Dr Matt Sutton, Imke Botha and Dr Joshua Bon
Queensland University of Technology
An Introduction to Sequential Monte Carlo
Sequential Monte Carlo (SMC) is a versatile algorithmic tool for data science, machine learning and statistics. It can be used for a myriad of inferential problems dealing with latent state prediction and parameter estimation. SMC Samplers provide robust parameter inference with uncertainty quantification for static Bayesian models. Whilst Particle filters, a subset of SMC algorithms, are popular for efficient estimation of latent states in hidden Markov models, beyond the limitations of the Kalman filter. This one-day introduction will orientate you to the world of SMC, demystify notation, and provide you with some hands on coding experience with SMC in Julia.
Topics:
- An introduction to SMC Samplers (Matt Sutton)
- An introduction to Particle Filters (Imke Botha)

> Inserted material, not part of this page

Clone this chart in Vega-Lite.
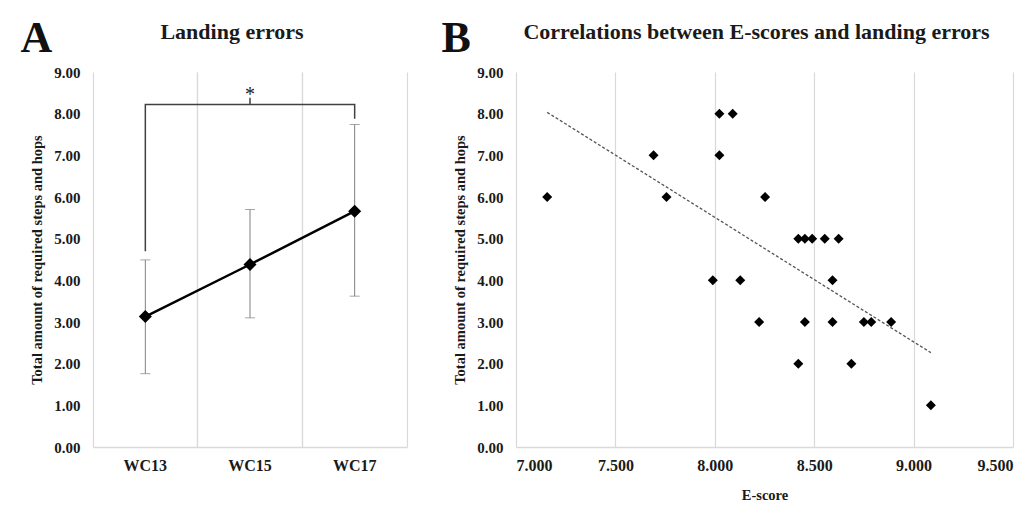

- An introduction to general SMC (Joshua Bon)
Pre-requisites
This course assumes an undergraduate level understanding of statistics. Coding will use Julia, with a focus on understanding the template code and making adjustments.
Dr Matt Sutton
Queensland University of Technology
Dr Sutton is a postdoc researcher with a strong interest in developing new methods and algorithms for modern statistical challenges. He is particularly interested in Bayesian statistics and computational challenges involving: working with big data, model averaging, and conducting inference with privacy constraints.
Imke Botha
Queensland University of Technology
Imke Botha is a PhD candidate at the Queensland University of Technology. Her research interests include sequential Monte Carlo, Markov chain Monte Carlo and pseudo-marginal methods. Her current research focuses on Bayesian inference for intractable likelihood models.
Dr Joshua Bon
Queensland University of Technology
Dr Joshua Bon is a Research Fellow in sequential Monte Carlo at the Queensland University of Technology. His research involves developing efficient and robust algorithms for Bayesian inference along with their mathematical justifications.